===== GIVEN DATA =====

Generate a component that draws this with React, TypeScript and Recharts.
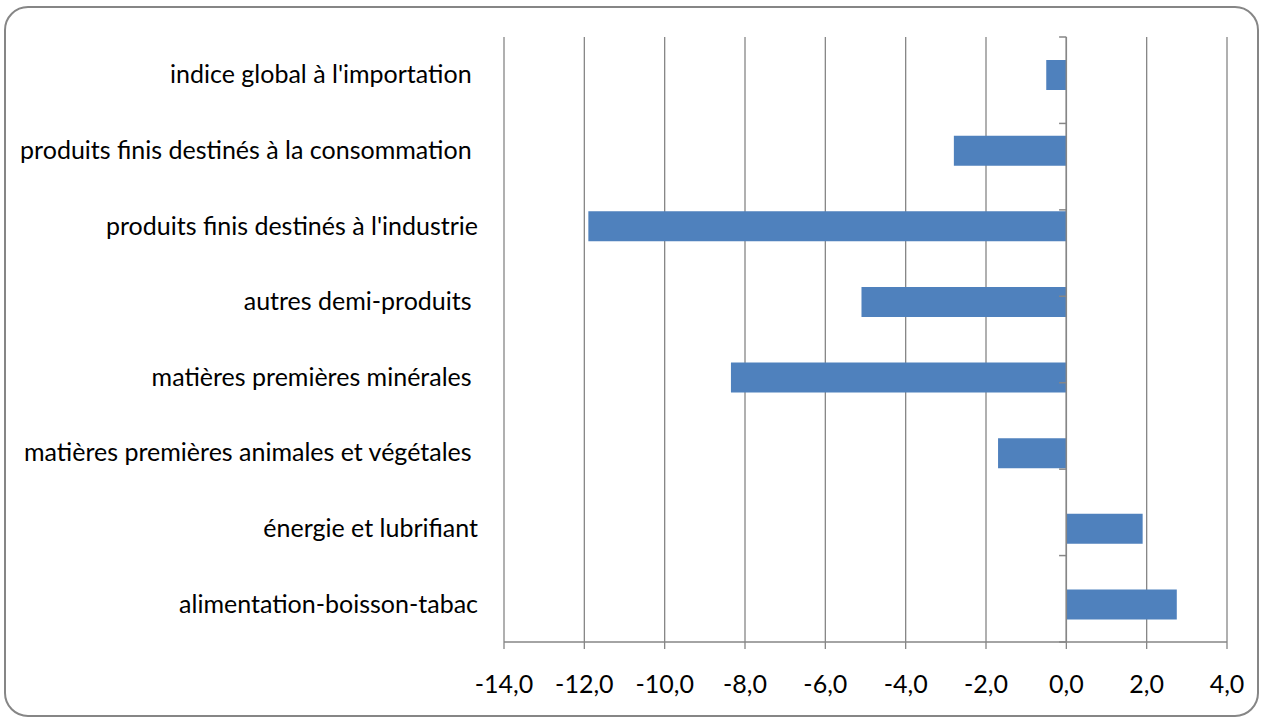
import React from 'react';
import { BarChart, Bar, XAxis, YAxis, CartesianGrid, ReferenceLine } from 'recharts';

const categories = [
  "indice global à l'importation ",
  "produits finis destinés à la consommation ",
  "produits finis destinés à l'industrie",
  "autres demi-produits ",
  "matières premières minérales ",
  "matières premières animales et végétales ",
  "énergie et lubrifiant",
  "alimentation-boisson-tabac",
];

const values = [-0.5, -2.8, -11.9, -5.1, -8.35, -1.7, 1.9, 2.75];

const xTicks = [-14, -12, -10, -8, -6, -4, -2, 0, 2, 4];
const xTickLabels = ['-14,0', '-12,0', '-10,0', '-8,0', '-6,0', '-4,0', '-2,0', '0,0', '2,0', '4,0'];

const data = categories.map((name, i) => ({ name, value: values[i] }));
const boundaries = Array.from({ length: categories.length + 1 }, (_, i) => i);

const GRAY = '#868686';
const FONT = 'Lato, "Open Sans", sans-serif';
const FONT_SIZE = 25;

const YTick = (props: any) => {
  const { x, y, payload } = props;
  return (
    <text x={x} y={y} dy="0.34em" textAnchor="end" fill="#000" fontFamily={FONT} fontSize={FONT_SIZE} style={{ whiteSpace: 'pre' }}>
      {payload.value}
    </text>
  );
};

const XTick = (props: any) => {
  const { x, y, payload } = props;
  const idx = xTicks.indexOf(payload.value);
  return (
    <text x={x} y={y} dy="0.71em" textAnchor="middle" fill="#000" fontFamily={FONT} fontSize={FONT_SIZE}>
      {idx >= 0 ? xTickLabels[idx] : String(payload.value)}
    </text>
  );
};

export default function App() {
  return (
    <div style={{ position: 'absolute', left: 0, top: 0, width: 1261, height: 720, background: '#fff' }}>
      <div
        style={{
          position: 'absolute',
          left: 4,
          top: 6,
          width: 1255,
          height: 711,
          boxSizing: 'border-box',
          border: `2px solid ${GRAY}`,
          borderRadius: 24,
        }}
      />
      <div style={{ position: 'absolute', left: 0, top: 0 }}>
        <BarChart
          width={1261}
          height={720}
          data={data}
          layout="vertical"
          margin={{ top: 37, right: 34, bottom: 0, left: 0 }}
          barCategoryGap={0}
        >
          <CartesianGrid horizontal={false} vertical={true} stroke={GRAY} strokeWidth={1.3} />
          <XAxis
            type="number"
            domain={[-14, 4]}
            ticks={xTicks}
            interval={0}
            height={78}
            axisLine={{ stroke: GRAY, strokeWidth: 1.5 }}
            tickLine={{ stroke: GRAY, strokeWidth: 1.3 }}
            tickSize={7}
            tickMargin={26}
            tick={<XTick />}
          />
          <YAxis
            type="category"
            dataKey="name"
            width={504}
            axisLine={false}
            tickLine={false}
            tickSize={0}
            tickMargin={26}
            interval={0}
            tick={<YTick />}
          />
          <YAxis yAxisId="b" type="number" domain={[0, categories.length]} hide />
          <Bar dataKey="value" fill="#4F81BD" barSize={30} isAnimationActive={false} />
          <ReferenceLine x={0} stroke={GRAY} strokeWidth={1.5} ifOverflow="extendDomain" />
          {boundaries.map((b) => (
            <ReferenceLine
              key={b}
              yAxisId="b"
              segment={[
                { x: -0.18, y: b },
                { x: 0, y: b },
              ]}
              stroke={GRAY}
              strokeWidth={1.5}
            />
          ))}
        </BarChart>
      </div>
    </div>
  );
}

=====

** WHAT IS NEEDED **
Leave out any pictures and return exactly the lines from the beginning of the data through the line with "YAxis, CartesianGrid, ReferenceLine", inclusive.

** EXERCISE ANSWER **
Generate a component that draws this with React, TypeScript and Recharts.
import React from 'react';
import { BarChart, Bar, XAxis, YAxis, CartesianGrid, ReferenceLine } from 'recharts';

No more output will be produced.